Why is the Russian government slow to publicly report deaths in Syria

Military engineers of the Russian Army's international counter-mine center continue the demining operation in eastern Aleppo, Syria.

Military engineers of the Russian Army's international counter-mine center continue the demining operation in eastern Aleppo, Syria.

RIA Novosti
The media learned about the 28th Russian military death in Syria from a widow's post on a social network.

The news of the death of Artyom Gorbunov, a Russian soldier recently killed in action in Syria, first surfaced on the Vkontakte social network on March 3. Gorbunov's spouse wrote a message to his military unit's online community, asking for the phone number of the chief of the brigade headquarters.

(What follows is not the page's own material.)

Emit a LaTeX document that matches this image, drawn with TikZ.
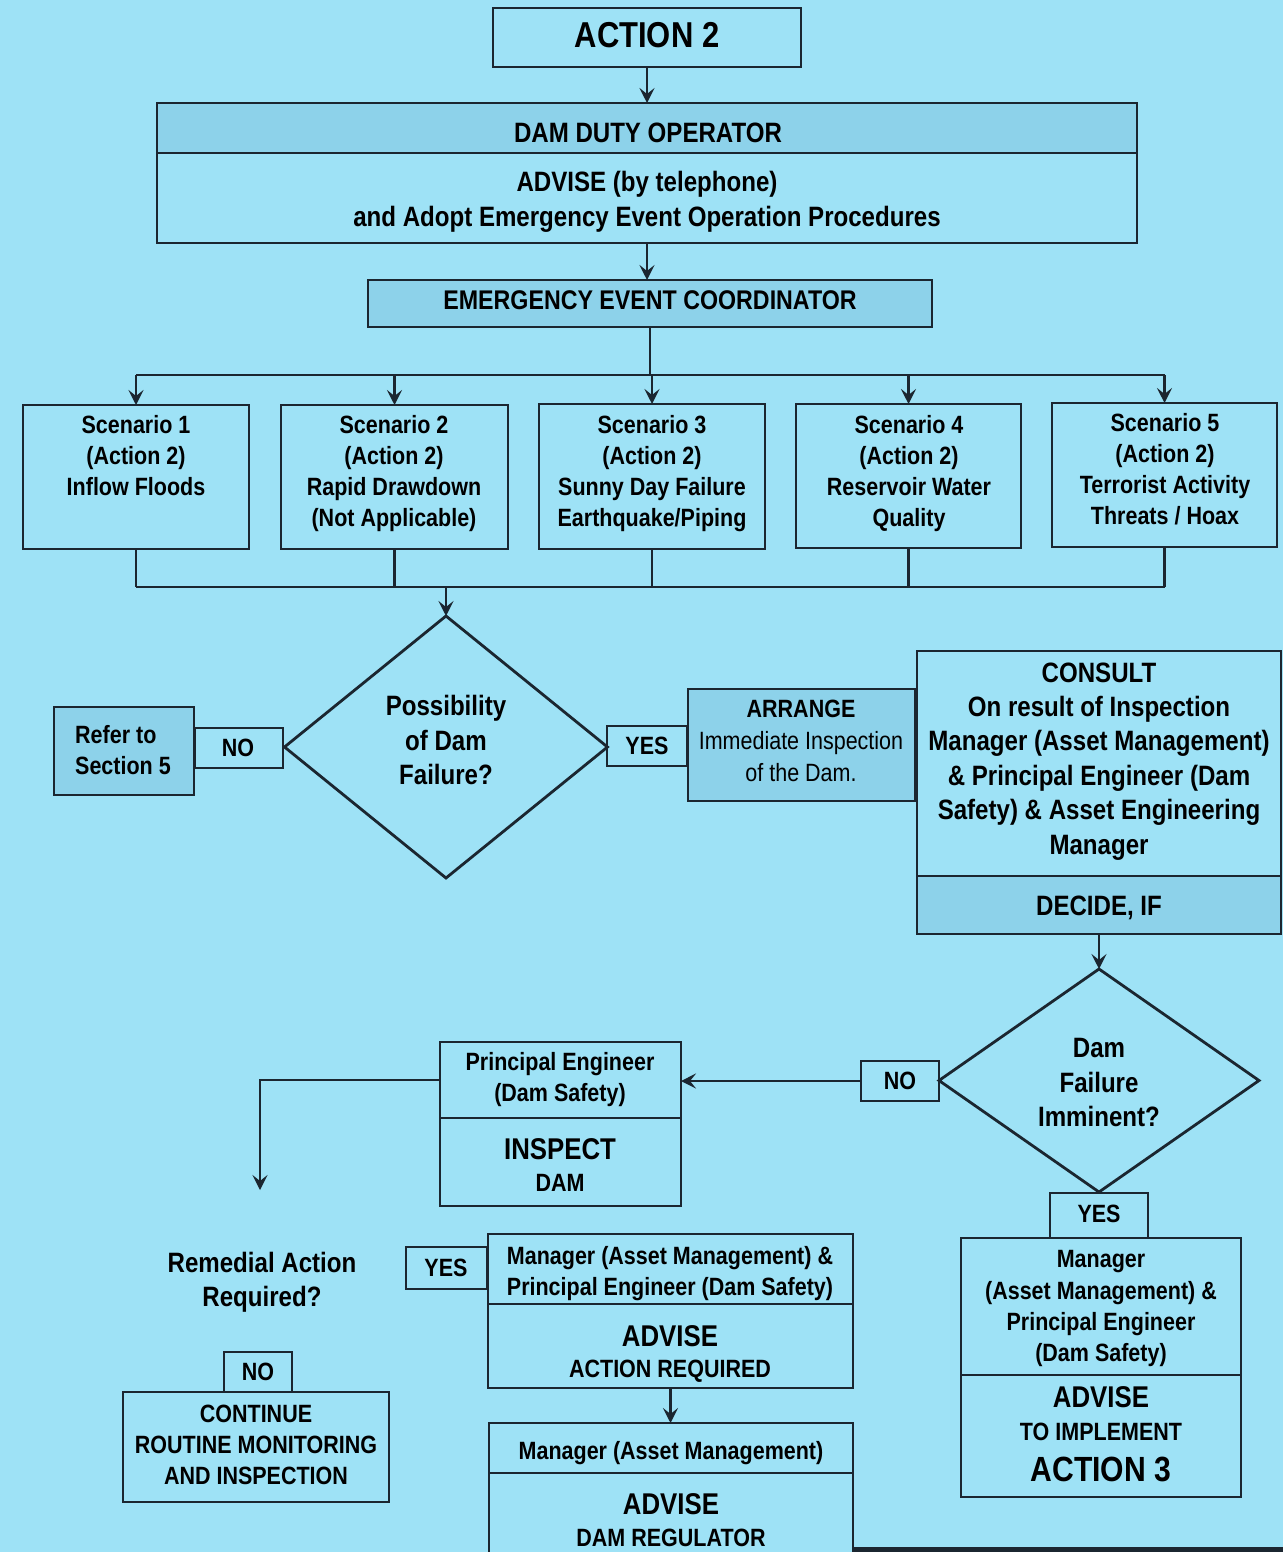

Russian media carried the initial report, but Gorbunov's death was not officially confirmed until the end of the day. In the evening of March 3, the Russian Defense Ministry reported that Gorbunov had been killed on the outskirts of Palmyra the previous day, when his reconnaissance detachment ran into an Islamic State ambush. Why not report such incidents straight away?

Embargoes on losses

The Defense Ministry is prohibited to report losses to the media by a presidential decree of May 28, 2015, which specifies that information about peacetime military losses constitutes a state secret. The ministry reports all losses directly to the head of state.

“News of a serviceman's death is conveyed to his family, who may then release the information via social networks, either in posts on their own pages or, as in the latest case, by way of requests addressed to communities of the respective military units,” said Viktor Murakhovsky, chief editor of Arsenal Otechestva magazine.

In such a situation, the Defense Ministry may officially acknowledge the serviceman's death in keeping with a formal procedure and with the family's permission, but this takes some time.